Yahoo's fourth-quarter earnings fell 5 percent as newly minted CEO Scott Thompson acknowledged the company needed to do better, but was short on details about his plans.
The company’s fourth-quarter net earnings declined 5 percent year over year to $296 million, with revenue off 3 percent to $1.17 billion. And search advertising revenue dipped 3 percent year over year to $388 million.
Yahoo’s full-year revenue hit $5 billion, a far cry from the $6.3 billion it recorded in 2010.
During the company’s earnings call Tuesday, Thompson said he's spent “a lot of [his] time and attention” understanding the problems facing Yahoo’s display advertising business. Referring to the company's results, Yahoo CFO Tim Morse said during the earnings call, “We expected better.”
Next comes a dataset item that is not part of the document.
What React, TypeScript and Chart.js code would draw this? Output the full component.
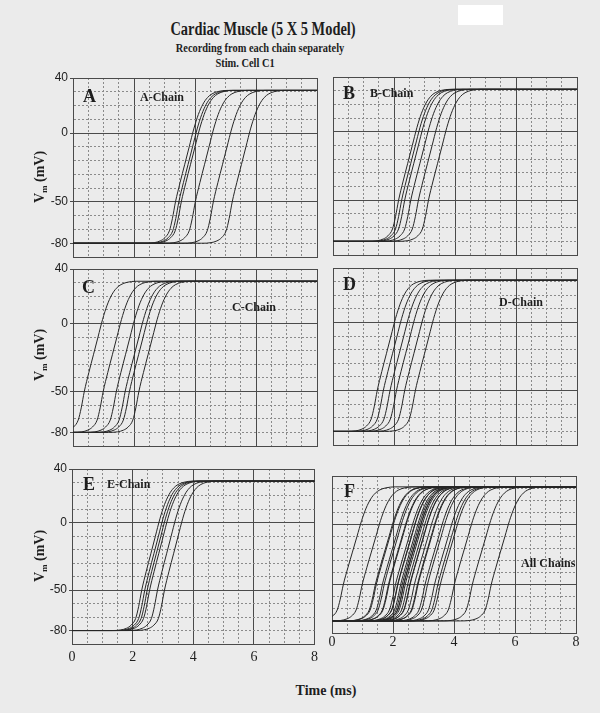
import React, { useEffect, useRef } from "react";
import { Chart, registerables } from "chart.js";
Chart.register(...registerables);

// ---------- data ----------
const TIME_MIN = 0;
const TIME_MAX = 8;
const TIME_STEP = 0.5;
const VM_MIN = -90;
const VM_MAX = 40;
const VM_STEP = 10;
const TIME_TICK_LABELS = [0, 2, 4, 6, 8];
const VM_TICK_LABELS = [40, 0, -50, -80];
const TIME_MAJOR_LINES = [0, 2, 4, 6, 8];
const VM_MAJOR_LINES = [40, 0, -50, -90];

const REST_MV = -80;
const PLATEAU_MV = 31;
// upstroke shape (time relative to the half-way crossing, ms) and membrane potential (mV)
const UPSTROKE_DT_MS = [-1.3, -1.0, -0.8, -0.65, -0.5, -0.4, -0.3, -0.15, 0, 0.15, 0.3, 0.45, 0.6, 0.75, 0.9, 1.1, 1.4];
const UPSTROKE_MV = [-80, -79.6, -78.3, -76, -71, -62, -50, -36, -23, -10, 3, 13.5, 21, 25.8, 28.5, 30.2, 31];

// half-way crossing time (ms) of each cell's upstroke, per chain
const A_CHAIN_TIMES = [3.66, 3.77, 3.85, 4.31, 4.9, 5.52];
const B_CHAIN_TIMES = [2.45, 2.55, 2.65, 2.85, 3.1, 3.43];
const C_CHAIN_TIMES = [0.67, 1.29, 1.72, 2.01, 2.15, 2.46];
const D_CHAIN_TIMES = [1.75, 1.95, 2.17, 2.38, 2.65, 3.0];
const E_CHAIN_TIMES = [2.6, 2.7, 2.78, 2.86, 3.12, 3.35];
const ALL_CHAIN_TIMES = [...A_CHAIN_TIMES, ...B_CHAIN_TIMES, ...C_CHAIN_TIMES, ...D_CHAIN_TIMES, ...E_CHAIN_TIMES];

// ---------- styles ----------
const BG = "#ebebeb";
const INK = "#1e1e1e";
const CURVE = "#262626";
const MAJOR_GRID = "#4a4a4a";
const MINOR_GRID = "#8a8a8a";
const SERIF = '"Liberation Serif", "Times New Roman", serif';
const SANS = '"Liberation Sans", Arial, sans-serif';

const PAD_L = 60;
const PAD_R = 8;
const PAD_T = 10;
const PAD_B = 26;

function buildSeries(t: number) {
  const pts: { x: number; y: number }[] = [];
  if (t + UPSTROKE_DT_MS[0] > TIME_MIN) pts.push({ x: TIME_MIN, y: REST_MV });
  UPSTROKE_DT_MS.forEach((dt, i) => pts.push({ x: t + dt, y: UPSTROKE_MV[i] }));
  pts.push({ x: TIME_MAX, y: PLATEAU_MV });
  return pts;
}

type Rect = { left: number; top: number; width: number; height: number };

function Panel(props: { times: number[]; rect: Rect; yLabels: boolean; xLabels: boolean; xPad: number }) {
  const ref = useRef<HTMLCanvasElement | null>(null);
  const { times, rect, yLabels, xLabels, xPad } = props;
  const w = rect.width + PAD_L + PAD_R;
  const h = rect.height + PAD_T + PAD_B;
  useEffect(() => {
    if (!ref.current) return;
    const isMajorX = (v: number) => TIME_MAJOR_LINES.includes(v);
    const isMajorY = (v: number) => VM_MAJOR_LINES.includes(v);
    const chart = new Chart(ref.current, {
      type: "line",
      data: {
        datasets: times.map((t) => ({
          data: buildSeries(t),
          borderColor: CURVE,
          borderWidth: 1,
          pointRadius: 0,
          fill: false,
          cubicInterpolationMode: "monotone" as const,
        })),
      },
      options: {
        animation: false,
        responsive: false,
        maintainAspectRatio: false,
        events: [],
        layout: { padding: { left: 0, right: PAD_R, top: PAD_T, bottom: 0 } },
        plugins: { legend: { display: false }, tooltip: { enabled: false }, title: { display: false } },
        scales: {
          x: {
            type: "linear",
            min: TIME_MIN,
            max: TIME_MAX,
            afterFit: (s: any) => {
              s.height = PAD_B;
            },
            ticks: {
              display: xLabels,
              stepSize: TIME_STEP,
              autoSkip: false,
              maxRotation: 0,
              padding: xPad,
              color: INK,
              font: { family: SERIF, size: 14 },
              callback: (v: any) => (TIME_TICK_LABELS.includes(Number(v)) ? String(v) : ""),
            },
            grid: {
              drawTicks: false,
              lineWidth: 1,
              color: (ctx: any) => (ctx.tick && isMajorX(ctx.tick.value) ? MAJOR_GRID : MINOR_GRID),
            },
            border: {
              display: true,
              color: MAJOR_GRID,
              dash: (ctx: any) => (ctx.type === "tick" && ctx.tick && !isMajorX(ctx.tick.value) ? [2, 2] : []),
            },
          },
          y: {
            type: "linear",
            min: VM_MIN,
            max: VM_MAX,
            afterFit: (s: any) => {
              s.width = PAD_L;
            },
            ticks: {
              display: yLabels,
              stepSize: VM_STEP,
              autoSkip: false,
              padding: 2,
              color: INK,
              font: { family: SANS, size: 12 },
              callback: (v: any) => (VM_TICK_LABELS.includes(Number(v)) ? String(v) : ""),
            },
            grid: {
              drawTicks: yLabels,
              tickLength: 3,
              tickColor: (ctx: any) => (ctx.tick && VM_TICK_LABELS.includes(ctx.tick.value) ? MAJOR_GRID : "rgba(0,0,0,0)"),
              lineWidth: 1,
              color: (ctx: any) => (ctx.tick && isMajorY(ctx.tick.value) ? MAJOR_GRID : MINOR_GRID),
            },
            border: {
              display: true,
              color: MAJOR_GRID,
              dash: (ctx: any) => (ctx.type === "tick" && ctx.tick && !isMajorY(ctx.tick.value) ? [2, 2] : []),
            },
          },
        },
      } as any,
    });
    return () => chart.destroy();
  }, []);
  return (
    <canvas
      ref={ref}
      width={w}
      height={h}
      style={{ position: "absolute", left: rect.left - PAD_L, top: rect.top - PAD_T, width: w, height: h }}
    />
  );
}

function Txt(props: { x: number; y: number; size: number; children: any; center?: boolean; sx?: number; bold?: boolean }) {
  const { x, y, size, center, sx = 1, bold = true } = props;
  return (
    <div
      style={{
        position: "absolute",
        left: x,
        top: y,
        transform: `translate(${center ? "-50%" : "0"}, -50%) scaleX(${sx})`,
        transformOrigin: center ? "50% 50%" : "0 50%",
        fontFamily: SERIF,
        fontWeight: bold ? 700 : 400,
        fontSize: size,
        lineHeight: 1,
        whiteSpace: "nowrap",
        color: INK,
      }}
    >
      {props.children}
    </div>
  );
}

function YTitle(props: { y: number }) {
  return (
    <div
      style={{
        position: "absolute",
        left: 41,
        top: props.y,
        transform: "translate(-50%, -50%) rotate(-90deg)",
        fontFamily: SERIF,
        fontWeight: 700,
        fontSize: 14,
        lineHeight: 1,
        whiteSpace: "nowrap",
        color: INK,
      }}
    >
      V<sub style={{ fontSize: 9 }}>m</sub> (mV)
    </div>
  );
}

export default function App() {
  return (
    <div style={{ position: "absolute", left: 0, top: 0, width: 600, height: 713, background: BG, overflow: "hidden" }}>
      <div style={{ position: "absolute", left: 458, top: 5, width: 45, height: 20, background: "#ffffff" }} />
      <Txt x={263} y={29} size={18} center sx={0.8}>Cardiac Muscle (5 X 5 Model)</Txt>
      <Txt x={260} y={47} size={13} center sx={0.8}>Recording from each chain separately</Txt>
      <Txt x={245} y={62} size={13} center sx={0.8}>Stim. Cell C1</Txt>

      <Panel times={A_CHAIN_TIMES} rect={{ left: 73, top: 78, width: 244, height: 179 }} yLabels xLabels={false} xPad={2} />
      <Panel times={B_CHAIN_TIMES} rect={{ left: 333, top: 77, width: 244, height: 178 }} yLabels={false} xLabels={false} xPad={2} />
      <Panel times={C_CHAIN_TIMES} rect={{ left: 73, top: 269, width: 244, height: 177 }} yLabels xLabels={false} xPad={2} />
      <Panel times={D_CHAIN_TIMES} rect={{ left: 333, top: 268, width: 244, height: 177 }} yLabels={false} xLabels={false} xPad={2} />
      <Panel times={E_CHAIN_TIMES} rect={{ left: 72, top: 469, width: 243, height: 175 }} yLabels xLabels xPad={5} />
      <Panel times={ALL_CHAIN_TIMES} rect={{ left: 332, top: 476, width: 244, height: 157 }} yLabels={false} xLabels xPad={1} />

      <Txt x={83} y={96} size={18}>A</Txt>
      <Txt x={140} y={97} size={12}>A-Chain</Txt>
      <Txt x={343} y={93} size={18}>B</Txt>
      <Txt x={370} y={93} size={12}>B-Chain</Txt>
      <Txt x={82} y={287} size={18}>C</Txt>
      <Txt x={232} y={307} size={12}>C-Chain</Txt>
      <Txt x={343} y={284} size={18}>D</Txt>
      <Txt x={499} y={302} size={12}>D-Chain</Txt>
      <Txt x={83} y={484} size={18}>E</Txt>
      <Txt x={107} y={484} size={12}>E-Chain</Txt>
      <Txt x={344} y={491} size={18}>F</Txt>
      <Txt x={521} y={563} size={12}>All Chains</Txt>

      <YTitle y={177} />
      <YTitle y={355} />
      <YTitle y={556} />
      <Txt x={326} y={691} size={14} center>Time (ms)</Txt>
    </div>
  );
}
Thompson repeatedly said that it was too early to discuss how he plans to improve Yahoo’s performance. But he isolated the consumer data Yahoo holds as “the key component for driving innovation.”
He said, “Our data may be Yahoo’s most underrated, underappreciated and underused asset."
Thompson said he aims to mine the data collected from Yahoo’s 702 million monthly unique visitors to improve the site experience for consumers, which he said would lead to more time spent on site and better results for advertisers.
Thompson and Morse downplayed the uncertainty that has dogged Yahoo throughout the fourth quarter and continues to follow the company. Morse—who took over as interim CEO after Carol Bartz’s ouster in September—termed the period “challenging” with “numerous distractions,” and Thompson said there was a lot of “commotion” surrounding the company.
Thompson’s appointment earlier this month may have settled the CEO question. But Yahoo co-founder Jerry Yang resigned from the company’s board last week, and questions persist over whether Yahoo will be sold.
As to the latter, all Thompson would say was that Yahoo “remains open to anything that’s good for our shareholders.”